David D. Oberhelman is a professor in the Humanities-Social Science Division of the OSU Library, and prior to that was on the faculty in the Department of English at Texas Tech University. He holds a PhD in English with an emphasis in Critical Theory from the University of California, Irvine and a Master of Library and Information Science from the University of Pittsburgh. In the field of literary criticism he has co-edited a book on fantasy and Native American literature, authored a book on madness in the fiction of Charles Dickens, and published articles and chapters on the nineteenth-century British novel and twentieth-century fantasy literature, particularly the works of J.R.R. Tolkien. Oberhelman has held leadership positions in many national-level library and literary associations such as the Modern Language Association, the Association of College and Research Libraries, and the Mythopoeic Society. He has published and presented widely on library and information science topics ranging from digital humanities and other emerging technologies in libraries, information literacy instruction, trends in scholarly communication, and the history of the book and print culture.

Steampunk is a juxtaposition of science fiction, fantasy, and Victorian alternate history. Its roots are in the literature and architecture of the late 19th century while having its branches reach into the future. This proceedings volume brings together the papers presented at the first conference of its kind on the Steampunk genre held in Greenville, South Carolina in November 2010.

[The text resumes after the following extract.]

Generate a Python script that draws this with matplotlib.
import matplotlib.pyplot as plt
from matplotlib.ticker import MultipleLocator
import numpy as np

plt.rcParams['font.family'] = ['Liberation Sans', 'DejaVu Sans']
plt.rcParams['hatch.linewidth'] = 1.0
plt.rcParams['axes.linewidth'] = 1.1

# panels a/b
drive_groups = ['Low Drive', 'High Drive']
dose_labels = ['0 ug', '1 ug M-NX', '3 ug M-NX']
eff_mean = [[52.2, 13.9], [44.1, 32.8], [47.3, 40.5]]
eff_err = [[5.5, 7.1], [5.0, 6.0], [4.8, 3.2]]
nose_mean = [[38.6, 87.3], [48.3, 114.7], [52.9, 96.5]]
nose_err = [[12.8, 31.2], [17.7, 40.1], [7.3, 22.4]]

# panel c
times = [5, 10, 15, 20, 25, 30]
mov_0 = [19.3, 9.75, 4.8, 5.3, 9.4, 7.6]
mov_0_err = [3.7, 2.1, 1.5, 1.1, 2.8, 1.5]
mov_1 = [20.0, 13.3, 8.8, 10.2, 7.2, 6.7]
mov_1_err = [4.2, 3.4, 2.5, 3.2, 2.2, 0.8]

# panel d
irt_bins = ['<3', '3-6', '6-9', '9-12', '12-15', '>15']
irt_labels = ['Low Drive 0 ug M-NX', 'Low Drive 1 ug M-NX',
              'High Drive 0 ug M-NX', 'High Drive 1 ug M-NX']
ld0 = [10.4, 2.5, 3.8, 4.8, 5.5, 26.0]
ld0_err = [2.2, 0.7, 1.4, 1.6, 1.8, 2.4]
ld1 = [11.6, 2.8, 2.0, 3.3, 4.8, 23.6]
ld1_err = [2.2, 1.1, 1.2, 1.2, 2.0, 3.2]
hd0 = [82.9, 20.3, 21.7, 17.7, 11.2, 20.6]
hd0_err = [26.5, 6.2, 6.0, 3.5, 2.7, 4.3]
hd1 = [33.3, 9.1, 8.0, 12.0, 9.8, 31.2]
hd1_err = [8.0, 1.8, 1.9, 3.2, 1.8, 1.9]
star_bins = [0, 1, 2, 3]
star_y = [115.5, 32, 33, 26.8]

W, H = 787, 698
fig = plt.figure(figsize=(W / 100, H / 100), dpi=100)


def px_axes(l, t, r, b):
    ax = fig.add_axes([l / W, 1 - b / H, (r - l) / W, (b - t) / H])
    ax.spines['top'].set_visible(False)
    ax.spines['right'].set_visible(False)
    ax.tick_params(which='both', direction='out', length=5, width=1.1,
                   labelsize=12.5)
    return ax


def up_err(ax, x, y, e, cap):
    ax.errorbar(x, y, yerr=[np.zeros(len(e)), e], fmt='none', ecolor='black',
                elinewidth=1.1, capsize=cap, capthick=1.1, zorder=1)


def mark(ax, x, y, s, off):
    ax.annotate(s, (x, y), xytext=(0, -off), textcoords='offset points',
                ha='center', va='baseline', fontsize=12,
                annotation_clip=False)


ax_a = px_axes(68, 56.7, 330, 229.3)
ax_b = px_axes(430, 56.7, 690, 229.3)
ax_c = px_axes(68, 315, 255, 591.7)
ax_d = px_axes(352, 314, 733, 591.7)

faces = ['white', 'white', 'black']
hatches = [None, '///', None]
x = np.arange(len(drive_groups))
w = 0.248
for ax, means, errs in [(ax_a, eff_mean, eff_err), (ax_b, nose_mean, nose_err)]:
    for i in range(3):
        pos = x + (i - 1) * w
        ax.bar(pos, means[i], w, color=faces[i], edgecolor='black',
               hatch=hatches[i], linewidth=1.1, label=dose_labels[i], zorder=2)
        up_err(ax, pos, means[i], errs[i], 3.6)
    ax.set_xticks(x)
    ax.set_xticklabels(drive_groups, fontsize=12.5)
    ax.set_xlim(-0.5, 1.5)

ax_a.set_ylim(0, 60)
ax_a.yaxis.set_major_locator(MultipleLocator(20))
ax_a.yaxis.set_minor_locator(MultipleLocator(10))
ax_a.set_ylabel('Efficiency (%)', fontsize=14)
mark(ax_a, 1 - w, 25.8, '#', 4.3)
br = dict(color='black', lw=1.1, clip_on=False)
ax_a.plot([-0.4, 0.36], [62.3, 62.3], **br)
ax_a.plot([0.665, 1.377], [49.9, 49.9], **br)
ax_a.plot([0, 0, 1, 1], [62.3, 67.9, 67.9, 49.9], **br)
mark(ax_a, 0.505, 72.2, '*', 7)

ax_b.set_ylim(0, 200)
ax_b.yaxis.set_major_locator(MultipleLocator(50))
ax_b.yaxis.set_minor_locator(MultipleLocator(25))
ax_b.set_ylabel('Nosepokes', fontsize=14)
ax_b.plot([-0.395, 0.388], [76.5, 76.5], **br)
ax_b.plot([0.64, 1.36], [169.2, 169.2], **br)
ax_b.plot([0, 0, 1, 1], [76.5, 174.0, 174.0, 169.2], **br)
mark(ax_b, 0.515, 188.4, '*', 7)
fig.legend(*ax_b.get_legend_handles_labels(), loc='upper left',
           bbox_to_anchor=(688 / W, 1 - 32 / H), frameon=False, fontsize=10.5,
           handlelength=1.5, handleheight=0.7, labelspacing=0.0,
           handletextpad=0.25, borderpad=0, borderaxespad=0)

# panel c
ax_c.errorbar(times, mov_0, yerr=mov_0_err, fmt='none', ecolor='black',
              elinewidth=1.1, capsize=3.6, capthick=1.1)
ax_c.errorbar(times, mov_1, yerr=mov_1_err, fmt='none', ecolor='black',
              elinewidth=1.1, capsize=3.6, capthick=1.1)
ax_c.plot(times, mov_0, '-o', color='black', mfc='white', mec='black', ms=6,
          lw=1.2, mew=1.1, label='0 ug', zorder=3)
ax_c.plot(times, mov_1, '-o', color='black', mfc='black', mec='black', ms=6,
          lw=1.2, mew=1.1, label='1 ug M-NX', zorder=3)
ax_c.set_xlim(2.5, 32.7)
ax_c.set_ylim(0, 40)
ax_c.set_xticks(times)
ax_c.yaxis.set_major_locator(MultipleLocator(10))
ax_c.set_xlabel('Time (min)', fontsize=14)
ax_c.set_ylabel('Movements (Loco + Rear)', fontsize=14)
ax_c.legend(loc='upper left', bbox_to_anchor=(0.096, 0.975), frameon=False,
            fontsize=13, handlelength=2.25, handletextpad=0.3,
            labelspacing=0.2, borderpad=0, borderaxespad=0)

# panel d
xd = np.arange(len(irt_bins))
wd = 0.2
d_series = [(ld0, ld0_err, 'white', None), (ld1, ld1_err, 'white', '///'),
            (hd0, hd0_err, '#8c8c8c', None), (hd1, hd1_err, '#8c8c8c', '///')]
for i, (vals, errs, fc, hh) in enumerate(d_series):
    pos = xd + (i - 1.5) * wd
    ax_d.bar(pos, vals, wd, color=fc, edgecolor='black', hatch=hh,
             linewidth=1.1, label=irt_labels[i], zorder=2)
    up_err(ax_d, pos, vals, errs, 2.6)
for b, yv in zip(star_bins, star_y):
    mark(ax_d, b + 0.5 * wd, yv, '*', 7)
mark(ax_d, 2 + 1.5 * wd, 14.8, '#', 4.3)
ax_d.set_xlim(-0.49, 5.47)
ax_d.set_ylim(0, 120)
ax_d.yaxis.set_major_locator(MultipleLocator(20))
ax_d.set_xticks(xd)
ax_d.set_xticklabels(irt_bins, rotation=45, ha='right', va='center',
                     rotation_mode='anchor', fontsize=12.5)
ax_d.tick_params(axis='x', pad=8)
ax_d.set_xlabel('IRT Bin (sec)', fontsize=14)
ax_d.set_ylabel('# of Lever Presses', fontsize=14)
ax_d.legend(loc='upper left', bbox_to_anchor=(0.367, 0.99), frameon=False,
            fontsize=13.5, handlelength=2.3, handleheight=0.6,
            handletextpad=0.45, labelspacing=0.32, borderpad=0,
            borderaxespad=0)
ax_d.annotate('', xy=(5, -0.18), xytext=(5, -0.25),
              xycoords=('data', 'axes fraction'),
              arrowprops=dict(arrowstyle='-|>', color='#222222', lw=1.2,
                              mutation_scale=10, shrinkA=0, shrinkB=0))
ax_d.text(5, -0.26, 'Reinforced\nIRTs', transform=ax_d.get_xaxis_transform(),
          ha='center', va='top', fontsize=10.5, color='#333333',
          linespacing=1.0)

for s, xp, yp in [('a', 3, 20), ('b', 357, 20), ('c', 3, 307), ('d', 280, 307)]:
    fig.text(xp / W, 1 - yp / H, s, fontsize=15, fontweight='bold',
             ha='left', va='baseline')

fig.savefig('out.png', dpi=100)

My paper in the volume is entitled "Out of the Unknown Past into the Unknown Future": Information Technology and Degradation in H.G. Wells's The Time Machine. In it I argue that Well's dystopian science fiction novel The Time Machine is a Victorian parable of the failure of what we might term information technology and degradation – the breakdown of communication or the erosion of the cultural and scientific record that severs the link between future civilizations and their previous heritage. The novel thus anticipates some of the concerns facing our own time about the preservation of information in print and electronic formats and the limits of our own data storage technology.